If you’re interested in marketing anything online, whether its yourself, your blog, or a product/service, you may have stumbled across the term content marketing. And for those of you who haven’t, boy are you in for a treat. Content Marketing, as defined by Wikipedia is any marketing that involves the creation and sharing of media and publishing content in order to acquire customers. Content Marketing as defined by Markus Robinson is, creating useful sharable content with a focus on building trust and rallying a community together around a subject, person, product, or service. Or better yet, Content Marketing is creating and sharing content with a deliberate and measurable goal. Most of us, whether we know it or not, have been creating great content for years and haven’t capitalized on it. Whether the medium is Facebook, Twitter, Instagram, or via a blog, the only difference between the content we’re creating now and content marketing is intent.
So why should you care? I hope this list helps you get the point:
1. Customers Want to Buy not be Sold
There’s a big difference between being sold something and buying something. That difference largely comes down to two words… education and trust. When you’re knowledgeable about the product and/or trust the person selling it you’re more likely to purchase a product and feel good about the purchase.
2. You can have a community of customers before you have a product to sell
Imagine you had a blog devoted to food. Eating food, cooking food, trading recipes etc. You’re not a professional chef by any stretch of the imagination, but you’ve been able to build a large and loyal community of readers who love your content. You then decide to create an e-book dedicated to some of your favorite recipes and sell it to your community. You also ask your community to help spread the word by sharing your content with their friends. Without knowing it you’ve built a community of highly engaged potential customers well before you even had a product to sell.
3. Content Marketing is Inexpensive
Using the same cook book analogy, lets look at the alternative. Imagine you’ve graduated top of the class from the best culinary school in the country. You’ve worked at some of the top restaurants in NYC and decided to create a book of all your favorite recipes and market it online. What are your options? You could hire a PR firm and try to get press. You could higher a marketing team and litter the internet with intrusive display ads. You could even use other traditional marketing tactics and techniques and you may gain an audience, but at what cost?

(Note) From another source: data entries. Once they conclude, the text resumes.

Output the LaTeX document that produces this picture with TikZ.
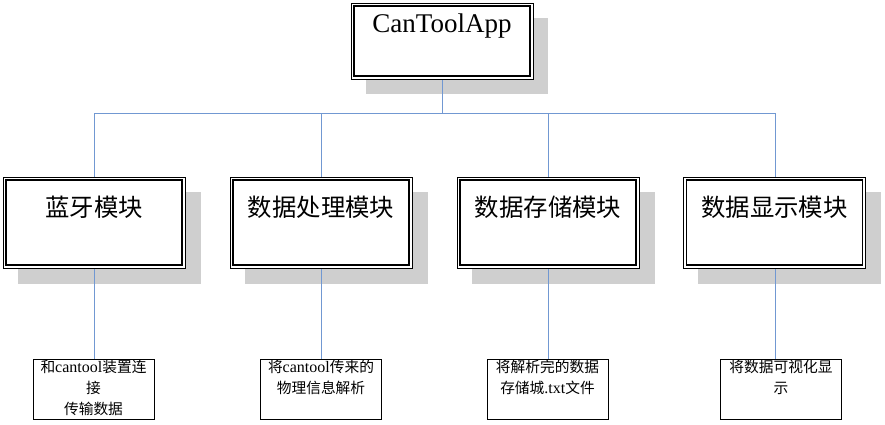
\documentclass[tikz,border=0pt]{standalone}
\usepackage{fontspec}
\setmainfont{Liberation Serif}
\newfontfamily\cjk{Noto Sans CJK SC}[Scale=0.92]
\begin{document}
\begin{tikzpicture}[x=1pt,y=-1pt,
  outerbox/.style={draw=black,line width=0.9pt,fill=white,inner sep=0pt},
  small/.style={draw=black,line width=0.9pt,fill=white,inner sep=0pt,minimum width=121pt,minimum height=60pt},
  txt/.style={inner sep=0pt,align=center},
  btxt/.style={inner sep=0pt,align=center,anchor=north,font=\fontsize{16}{21}\selectfont}
]
\definecolor{linkblue}{HTML}{7198D2}
\tikzset{link/.style={draw=linkblue,line width=1pt}}
\useasboundingbox (0,0) rectangle (885,424);
% shadows
\fill[black!19] (366,18) rectangle (548,94);
\foreach \x in {3,230,457,683} {\fill[black!19] (\x+15,192) rectangle (\x+198,284);}
\coordinate (j) at (442,113);
% connectors (under boxes)
\draw[link] (442,79) -- (j);
\draw[link] (94,113) -- (775,113);
\foreach \x in {94,321,548,775} {\draw[link] (\x,113) -- (\x,177); \draw[link] (\x,268) -- (\x,359);}
% top box
\node[outerbox,minimum width=182pt,minimum height=76pt] (top) at (442,41) {};
\draw[line width=1.6pt] ([shift={(3.5,3.5)}]top.north west) rectangle ([shift={(-3.5,-3.5)}]top.south east);
\node[txt,font=\fontsize{27}{30}\selectfont] (toptext) at (442,26) {CanToolApp};
% module boxes
\foreach \i/\x/\t in {1/94/蓝牙模块,2/321/数据处理模块,3/548/数据存储模块,4/774.5/数据显示模块} {
  \node[outerbox,minimum width=182pt,minimum height=91pt] (m\i) at (\x,222.5) {};
  \draw[line width=1.6pt] ([shift={(3.5,3.5)}]m\i.north west) rectangle ([shift={(-3.5,-3.5)}]m\i.south east);
  \node[txt,font=\cjk\fontsize{26.5}{30}\selectfont] (mt\i) at (\x,207) {\t};
}
% bottom boxes
\node[small] (b1) at (93.5,389) {};
\node[small] (b2) at (321,389) {};
\node[small] (b3) at (547.5,389) {};
\node[small] (b4) at (781,389) {};
\node[btxt] (bt1) at (93.5,359.5) {{\cjk 和}cantool{\cjk 装置连}\\{\cjk 接}\\{\cjk 传输数据}};
\node[btxt] (bt2) at (321,359.5) {{\cjk 将}cantool{\cjk 传来的}\\{\cjk 物理信息解析}};
\node[btxt] (bt3) at (547.5,359.5) {{\cjk 将解析完的数据}\\{\cjk 存储城}.txt{\cjk 文件}};
\node[btxt] (bt4) at (781,359.5) {{\cjk 将数据可视化显}\\{\cjk 示}};
\end{tikzpicture}
\end{document}
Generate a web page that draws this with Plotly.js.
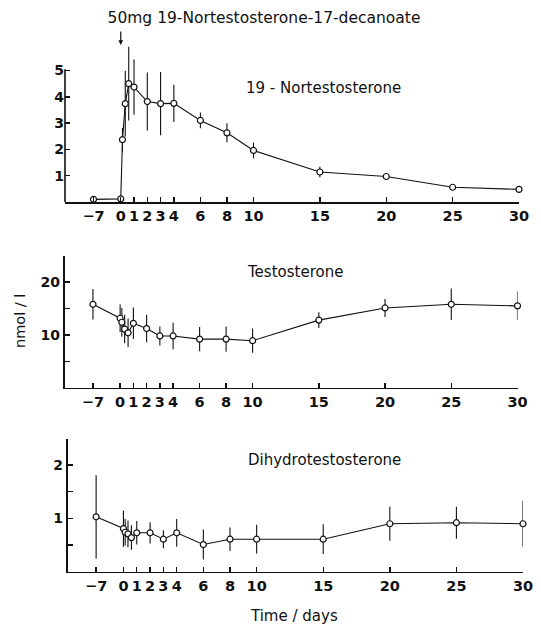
<!DOCTYPE html>
<html>
<head>
<meta charset="utf-8">
<script src="https://cdn.plot.ly/plotly-3.0.1.min.js"></script>
<style>
  html, body { margin: 0; padding: 0; background: #fff; }
  #chart { width: 541px; height: 625px; }
</style>
</head>
<body>
<div id="chart"></div>
<script>
// ---- data (days after injection) ----
const days = [-7, 0, 0.13, 0.34, 0.6, 1, 2, 3, 4, 6, 8, 10, 15, 20, 25, 30];

const nortestosterone    = [0.10, 0.12, 2.37, 3.74, 4.50, 4.37, 3.82, 3.74, 3.75, 3.10, 2.63, 1.96, 1.14, 0.97, 0.56, 0.48];
const nortestosteroneErr = [0, 0, 0.45, 1.25, 1.40, 1.05, 1.10, 1.20, 0.71, 0.30, 0.36, 0.30, 0.20, 0.06, 0.05, 0.05];

const testosterone    = [15.8, 13.15, 12.4, 11.1, 10.4, 12.2, 11.2, 9.8, 9.8, 9.2, 9.2, 8.9, 12.8, 15.1, 15.8, 15.5];
const testosteroneErr = [2.9, 2.6, 2.7, 2.7, 2.7, 3.0, 2.6, 1.8, 2.5, 2.3, 2.4, 2.3, 1.5, 1.7, 3.0, 2.7];

const dht    = [1.03, 0.81, 0.74, 0.71, 0.64, 0.73, 0.73, 0.61, 0.73, 0.51, 0.61, 0.61, 0.61, 0.90, 0.92, 0.90];
const dhtErr = [0.78, 0.34, 0.25, 0.25, 0.23, 0.22, 0.20, 0.17, 0.26, 0.28, 0.22, 0.27, 0.28, 0.32, 0.30, 0.43];

const xTickDays   = [-7, 0, 1, 2, 3, 4, 6, 8, 10, 15, 20, 25, 30];
const xTickLabels = ["\u22127", "0", "1", "2", "3", "4", "6", "8", "10", "15", "20", "25", "30"];

const panelLabels = ["19 - Nortestosterone", "Testosterone", "Dihydrotestosterone"];
const titleText = "50mg 19-Nortestosterone-17-decanoate";
const yLabel = "nmol / l";
const xLabel = "Time / days";

// ---- broken time scale: pre-dose period is compressed ----
const PRE_FACTOR = 0.293;
function pos(d) { return d < 0 ? d * PRE_FACTOR : d; }
const xs = days.map(pos);
const xTickPos = xTickDays.map(pos);

const W = 541, H = 625;
const px = v => v / W;
const py = v => 1 - v / H;

const ink = '#111';
const FONT = 'DejaVu Sans, Arial, sans-serif';

function series(y, err, xa, ya) {
  return {
    x: xs, y: y, xaxis: xa, yaxis: ya,
    type: 'scatter', mode: 'lines+markers',
    cliponaxis: false,
    line: { color: ink, width: 1.1 },
    marker: { symbol: 'circle', size: 6, color: '#fff', line: { color: ink, width: 1.2 } },
    error_y: { type: 'data', array: err, visible: true, thickness: 1.1, width: 0, color: ink },
    showlegend: false, hoverinfo: 'skip'
  };
}

const data = [
  series(nortestosterone, nortestosteroneErr, 'x', 'y'),
  series(testosterone, testosteroneErr, 'x2', 'y2'),
  series(dht, dhtErr, 'x3', 'y3')
];

function xAxis(left, right, anchor) {
  return {
    domain: [px(left), px(right)], anchor: anchor,
    range: [-4.2, 30], showgrid: false, zeroline: false,
    showline: true, linecolor: ink, linewidth: 1.6,
    ticks: 'inside', ticklen: 5, tickwidth: 1.4, tickcolor: ink,
    tickmode: 'array', tickvals: xTickPos, ticktext: xTickLabels,
    tickangle: 0,
    tickfont: { family: FONT, size: 14.5, color: ink, weight: 'bold' },
    fixedrange: true
  };
}
function yAxis(top, bottom, range, vals, texts, anchor, showline) {
  return {
    domain: [py(bottom), py(top)], anchor: anchor,
    range: range, showgrid: false, zeroline: false,
    showline: showline, linecolor: ink, linewidth: 1.6,
    ticks: 'inside', ticklen: 5, tickwidth: 1.4, tickcolor: ink,
    tickmode: 'array', tickvals: vals, ticktext: texts,
    tickfont: { family: FONT, size: 14, color: ink, weight: 'bold' },
    fixedrange: true
  };
}

// top panel: plotting area extends above 5 so the error bars are not clipped;
// its y-axis line is drawn only from 0 to 5 as in the original.
const topRange = [0, 6.2];
const topBottomPx = 202, topUnitPx = 26.3;
const topTopPx = topBottomPx - topRange[1] * topUnitPx;

const layout = {
  width: W, height: H,
  margin: { l: 0, r: 0, t: 0, b: 0 },
  paper_bgcolor: '#fff', plot_bgcolor: 'rgba(0,0,0,0)',
  title: {
    text: titleText, x: px(264), y: py(18), xanchor: 'center', yanchor: 'middle',
    font: { family: FONT, size: 15.5, color: ink }
  },
  xaxis:  xAxis(65, 519, 'y'),
  yaxis:  yAxis(topTopPx, topBottomPx, topRange, [1, 2, 3, 4, 5], ["1", "2", "3", "4", "5"], 'x', false),
  xaxis2: xAxis(64.5, 517.5, 'y2'),
  yaxis2: yAxis(255.7, 387.7, [0, 25], [5, 10, 15, 20, 25], ["", "10", "", "20", ""], 'x2', true),
  xaxis3: xAxis(67.5, 523, 'y3'),
  yaxis3: yAxis(438.5, 571.7, [0, 2.5], [0.5, 1, 1.5, 2, 2.5], ["", "1", "", "2", ""], 'x3', true),
  shapes: [
    { type: 'line', xref: 'x domain', yref: 'y', x0: 0, x1: 0, y0: 0, y1: 5.05,
      line: { color: ink, width: 1.6 } }
  ],
  annotations: [
    { text: panelLabels[0], xref: 'paper', yref: 'paper', x: px(323), y: py(88),
      xanchor: 'center', yanchor: 'middle', showarrow: false, font: { family: FONT, size: 15, color: ink } },
    { text: panelLabels[1], xref: 'paper', yref: 'paper', x: px(295), y: py(272),
      xanchor: 'center', yanchor: 'middle', showarrow: false, font: { family: FONT, size: 15, color: ink } },
    { text: panelLabels[2], xref: 'paper', yref: 'paper', x: px(324), y: py(460),
      xanchor: 'center', yanchor: 'middle', showarrow: false, font: { family: FONT, size: 15, color: ink } },
    { text: yLabel, xref: 'paper', yref: 'paper', x: px(20), y: py(321), textangle: -90,
      xanchor: 'center', yanchor: 'middle', showarrow: false, font: { family: FONT, size: 14.5, color: ink } },
    { text: xLabel, xref: 'paper', yref: 'paper', x: px(294), y: py(616),
      xanchor: 'center', yanchor: 'middle', showarrow: false, font: { family: FONT, size: 15, color: ink } },
    // injection arrow at day 0
    { text: '', xref: 'x', yref: 'paper', x: pos(0), y: py(45), ax: 0, ay: -15,
      showarrow: true, arrowhead: 2, arrowsize: 0.8, arrowwidth: 1.2, arrowcolor: ink }
  ]
};

Plotly.newPlot('chart', data, layout, { displayModeBar: false, staticPlot: true });
</script>
</body>
</html>
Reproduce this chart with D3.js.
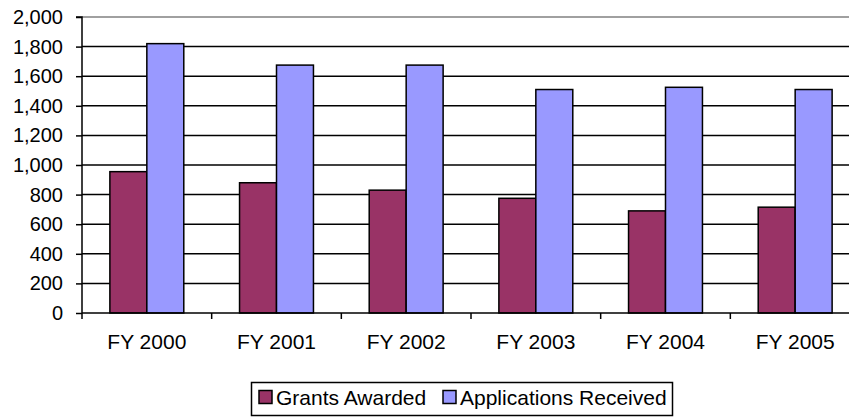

According to the Roper Public Affairs, 80% of business decision makers prefer to get company information in a series of articles versus an advertisement. 70% say content marketing makes them feel closer to the sponsoring company, while 60% say that company content helps them make better product decisions.
The Bottom Line
Content marketing is rooted in education and trust. Instead of “pitching” your products or services, you can simply deliver information that makes your audience more intelligent and more engaged. The essence of content marketing is the belief that if a person or business delivers consistent, ongoing valuable information to an audience, they will ultimately reward them with their dollars and loyalty. So, regardless of what type of marketing tactics you use, content marketing should be part of your process.